4 The features that make it more than curl
Beyond the basic schedule, two things earn their keep. Grace periods let you say “this job should run hourly, but don’t panic until it’s 15 minutes late,” which stops a slightly slow run from paging you. And cron expressions mean you can describe a complicated schedule — “weekdays at 6am” — and Healthchecks understands exactly when to expect the next ping, rather than guessing from a simple interval.
There’s also a tidy dashboard showing every check’s status at a glance, the last few pings, and how long each run took. The first time you see a job that’s quietly drifted from “30 seconds” to “11 minutes” over a few months, you’ll understand why having the history matters.
5 The verdict
This is one of those rare tools where the effort-to-payoff ratio is almost insulting.

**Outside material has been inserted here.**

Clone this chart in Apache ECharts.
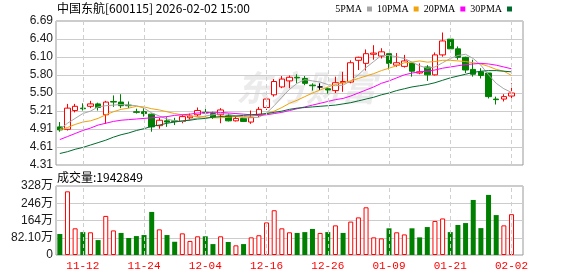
<!DOCTYPE html>
<html><head><meta charset="utf-8">
<script src="https://cdn.jsdelivr.net/npm/echarts@6/dist/echarts.min.js"></script>
<style>html,body{margin:0;padding:0;background:#fff}#c{width:578px;height:276px}</style>
</head><body><div id="c"></div>
<script>
const dates = ['11-07','11-10','11-11','11-12','11-13','11-14','11-17','11-18','11-19','11-20',
'11-21','11-24','11-25','11-26','11-27','11-28','12-01','12-02','12-03','12-04',
'12-05','12-08','12-09','12-10','12-11','12-12','12-15','12-16','12-17','12-18',
'12-19','12-22','12-23','12-24','12-25','12-26','12-29','12-30','12-31','01-05',
'01-06','01-07','01-08','01-09','01-12','01-13','01-14','01-15','01-16','01-19',
'01-20','01-21','01-22','01-23','01-26','01-27','01-28','01-29','01-30','02-02'];
// [open, close, low, high]
const ohlc = [
[4.94,4.89,4.86,5.02],[4.90,5.25,4.88,5.32],[5.21,5.28,5.18,5.32],[5.25,5.24,5.21,5.33],[5.28,5.32,5.25,5.37],
[5.32,5.26,5.21,5.34],[5.14,5.35,4.99,5.37],[5.36,5.35,5.27,5.46],[5.35,5.29,5.25,5.48],[5.30,5.29,5.25,5.36],
[5.19,5.18,5.16,5.24],[5.19,5.16,5.11,5.25],[5.15,4.94,4.86,5.16],[4.96,5.05,4.91,5.09],[5.04,5.02,4.94,5.10],
[5.04,5.03,4.97,5.09],[5.03,5.11,5.00,5.14],[5.09,5.12,5.05,5.16],[5.14,5.21,5.11,5.26],[5.18,5.17,5.11,5.25],
[5.16,5.10,5.07,5.19],[5.14,5.22,5.00,5.25],[5.12,5.04,5.03,5.16],[5.04,5.08,5.03,5.11],[5.08,5.03,5.02,5.09],
[5.02,5.10,4.99,5.21],[5.14,5.23,5.10,5.27],[5.26,5.40,5.22,5.42],[5.47,5.69,5.44,5.73],[5.60,5.73,5.58,5.78],
[5.70,5.76,5.58,5.79],[5.76,5.75,5.66,5.81],[5.74,5.66,5.63,5.78],[5.63,5.62,5.54,5.66],[5.60,5.60,5.55,5.66],
[5.57,5.55,5.49,5.59],[5.54,5.67,5.50,5.77],[5.67,5.69,5.52,5.85],[5.68,6.00,5.66,6.04],[6.04,6.09,5.88,6.10],
[5.99,6.15,5.87,6.22],[6.14,6.16,6.05,6.29],[6.11,6.18,6.07,6.24],[6.15,5.99,5.89,6.15],[5.96,6.00,5.93,6.16],
[5.94,6.03,5.92,6.13],[5.99,5.86,5.77,6.00],[5.83,5.85,5.81,5.99],[5.93,5.80,5.70,5.96],[5.80,6.13,5.79,6.17],
[6.13,6.36,6.10,6.50],[6.39,6.23,6.20,6.40],[6.23,6.09,6.05,6.27],[6.09,5.88,5.83,6.10],[5.89,5.81,5.77,6.05],
[5.85,5.79,5.74,5.91],[5.83,5.44,5.41,5.83],[5.40,5.39,5.31,5.44],[5.40,5.44,5.36,5.48],[5.45,5.50,5.41,5.66]];
const ma5 = [4.90,5.00,5.08,5.16,5.20,5.27,5.29,5.30,5.31,5.30,5.29,5.25,5.17,5.12,5.07,5.04,5.03,5.06,5.09,5.12,
5.14,5.16,5.15,5.12,5.09,5.09,5.10,5.17,5.29,5.43,5.56,5.66,5.72,5.70,5.68,5.64,5.62,5.63,5.70,5.80,
5.92,6.02,6.12,6.12,6.10,6.07,6.01,5.95,5.91,5.93,6.00,6.07,6.12,6.14,6.07,5.96,5.80,5.66,5.57,5.51];
const ma10 = [4.89,4.93,4.98,5.02,5.04,5.08,5.14,5.19,5.23,5.25,5.28,5.27,5.24,5.22,5.19,5.16,5.14,5.12,5.11,5.10,
5.09,5.09,5.10,5.11,5.11,5.12,5.13,5.16,5.20,5.26,5.33,5.38,5.44,5.50,5.55,5.60,5.64,5.67,5.70,5.74,
5.78,5.82,5.87,5.91,5.95,6.00,6.01,6.03,6.01,6.02,6.04,6.04,6.03,6.02,6.00,5.98,5.94,5.89,5.86,5.79];
const ma20 = [4.73,4.78,4.83,4.88,4.92,4.97,5.00,5.03,5.05,5.06,5.07,5.08,5.09,5.10,5.11,5.13,5.14,5.15,5.17,5.17,
5.18,5.18,5.17,5.16,5.15,5.14,5.13,5.14,5.16,5.18,5.21,5.24,5.27,5.30,5.33,5.36,5.39,5.41,5.45,5.50,
5.55,5.60,5.66,5.70,5.75,5.80,5.83,5.85,5.86,5.88,5.91,5.93,5.95,5.97,5.98,5.99,5.98,5.96,5.93,5.90];
const ma30 = [4.50,4.53,4.57,4.60,4.64,4.68,4.72,4.77,4.81,4.84,4.88,4.91,4.95,4.97,5.00,5.02,5.04,5.05,5.07,5.08,
5.10,5.11,5.12,5.12,5.13,5.14,5.15,5.16,5.18,5.20,5.23,5.25,5.26,5.27,5.28,5.29,5.30,5.32,5.34,5.37,
5.40,5.43,5.47,5.50,5.54,5.57,5.60,5.62,5.64,5.67,5.71,5.75,5.78,5.81,5.84,5.86,5.87,5.87,5.86,5.85];
// volume in 万 (10k)
const volumes = [100,303,127,109,108,71,186,117,105,81,
90,95,205,122,95,63,103,67,89,89,
52,89,62,46,52,84,94,155,213,127,
108,105,109,124,105,109,141,105,159,179,
227,84,79,127,108,98,127,84,133,162,
174,109,143,152,262,128,286,190,141,194.28];
// 1 = red (up), -1 = green (down), as drawn in the volume panel
const volDir = [-1,1,1,-1,1,-1,1,1,-1,-1,
-1,-1,-1,1,-1,-1,1,1,1,-1,
-1,1,-1,1,-1,1,1,1,1,1,
1,-1,-1,-1,1,-1,1,-1,1,1,
1,1,1,-1,1,1,-1,-1,-1,1,
1,-1,-1,-1,-1,-1,-1,-1,1,1];
const priceTicks = ['4.31','4.61','4.91','5.21','5.50','5.80','6.10','6.40','6.69'];
const priceMin = 4.31, priceMax = 6.69;
const volTicks = ['0','82.10万','164万','246万','328万'];
const volMax = 328.4;
const labelDates = ['11-12','11-24','12-04','12-16','12-26','01-09','01-21','02-02'];
const maNames = ['5PMA','10PMA','20PMA','30PMA'];
const maColors = ['#a6a6a6','#f0a30a','#ff00ff','#006b2e'];
const title = '中国东航[600115] 2026-02-02 15:00';
const volTitle = '成交量:1942849';

const cats = dates.concat(['']);
const RED = '#ff0000', GREEN = '#008000';
const chart = echarts.init(document.getElementById('c'), null, {renderer:'canvas'});
const lblFont = 'Liberation Sans, Noto Sans CJK SC, sans-serif';
const vLines = labelDates.map(d => ({xAxis: d}));
const markLineCfg = {symbol:'none', silent:true, animation:false, label:{show:false},
  lineStyle:{type:[4,3], color:'#cfcfcf', width:1}, data: vLines};

const option = {
  animation:false,
  backgroundColor:'#fff',
  title:[
    {text:title, left:57, top:2, padding:0, textStyle:{fontSize:12, fontWeight:'normal', color:'#000', fontFamily:'Noto Sans CJK SC'}},
    {text:volTitle, left:57, top:171, padding:0, textStyle:{fontSize:12, fontWeight:'normal', color:'#000', fontFamily:'Noto Sans CJK SC'}}
  ],
  legend:{data:maNames, right:66, top:4, align:'right', icon:'rect', itemWidth:5, itemHeight:5, itemGap:5,
    padding:0, selectedMode:false,
    textStyle:{fontSize:10, color:'#000', fontFamily:'Liberation Serif'}},
  graphic:[{type:'text', left:236, top:70, z:0, silent:true,
    style:{text:'东方财富', fontSize:35, fontWeight:'bold', fontStyle:'italic', fill:'#ebebeb', fontFamily:'Noto Sans CJK SC'}}],
  grid:[
    {left:56, top:21, width:467, height:144, show:true, borderColor:'#999', borderWidth:1, backgroundColor:'transparent'},
    {left:56, top:186, width:467, height:69, show:true, borderColor:'#999', borderWidth:1, backgroundColor:'transparent'}
  ],
  xAxis:[
    {type:'category', gridIndex:0, data:cats, boundaryGap:true, axisLine:{show:false}, axisTick:{show:false}, axisLabel:{show:false}, splitLine:{show:false}},
    {type:'category', gridIndex:1, data:cats, boundaryGap:true, axisLine:{show:false}, axisTick:{show:false}, splitLine:{show:false},
      axisLabel:{interval:(i,v)=>labelDates.indexOf(v)>=0, color:RED, fontSize:11, fontFamily:'Liberation Mono', margin:6}}
  ],
  yAxis:[
    {type:'value', gridIndex:0, min:priceMin, max:priceMax, show:false},
    {type:'value', gridIndex:0, min:0, max:priceTicks.length-1, interval:1, position:'left',
      axisLine:{show:false}, axisTick:{show:false},
      axisLabel:{formatter:v=>priceTicks[Math.round(v)], color:'#1a1a1a', fontSize:12, fontFamily:lblFont, margin:3},
      splitLine:{lineStyle:{color:'#cccccc', width:1}}},
    {type:'value', gridIndex:1, min:0, max:volMax, interval:volMax/4, position:'left',
      axisLine:{show:false}, axisTick:{show:false},
      axisLabel:{formatter:v=>volTicks[Math.round(v/(volMax/4))], color:'#1a1a1a', fontSize:12, fontFamily:lblFont, margin:3},
      splitLine:{lineStyle:{color:'#cccccc', width:1}}}
  ],
  series:[
    {type:'line', name:'grid-v', xAxisIndex:0, yAxisIndex:0, data:[], z:1, markLine:markLineCfg},
    {type:'candlestick', name:'K', xAxisIndex:0, yAxisIndex:0, data:ohlc, barWidth:6, z:3,
      itemStyle:{color:'#ffffff', color0:GREEN, borderColor:RED, borderColor0:GREEN, borderColorDoji:'#000000', borderWidth:1}},
  ].concat([ma5, ma10, ma20, ma30].map((d,k)=>({
      type:'line', name:maNames[k], xAxisIndex:0, yAxisIndex:0, data:d, symbol:'none', smooth:false, z:4,
      lineStyle:{color:maColors[k], width:1}, itemStyle:{color:maColors[k]}
  }))).concat([
    {type:'line', name:'grid-v2', xAxisIndex:1, yAxisIndex:2, data:[], z:1, markLine:markLineCfg},
    {type:'bar', name:'VOL', xAxisIndex:1, yAxisIndex:2, barWidth:5, z:3,
      data: volumes.map((v,i)=>({value:v, itemStyle: volDir[i]>0 ? {color:'#ffffff', borderColor:RED, borderWidth:1} : {color:GREEN}}))}
  ])
};
chart.setOption(option);
</script></body></html>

An afternoon to self-host it, a one-line change per cron job, and you have closed off an entire category of silent, catastrophic failure — the backup that wasn’t, the certificate renewal that didn’t, the sync that stopped. If you run literally anything on a schedule that you’d be upset to discover had stopped, you want this. I added it to my backups years ago and the single most reassuring sound in my homelab is the one I never hear: the alert that doesn’t fire, because everything actually ran. Set it up before you need it, because by the time you need it, it’s already too late.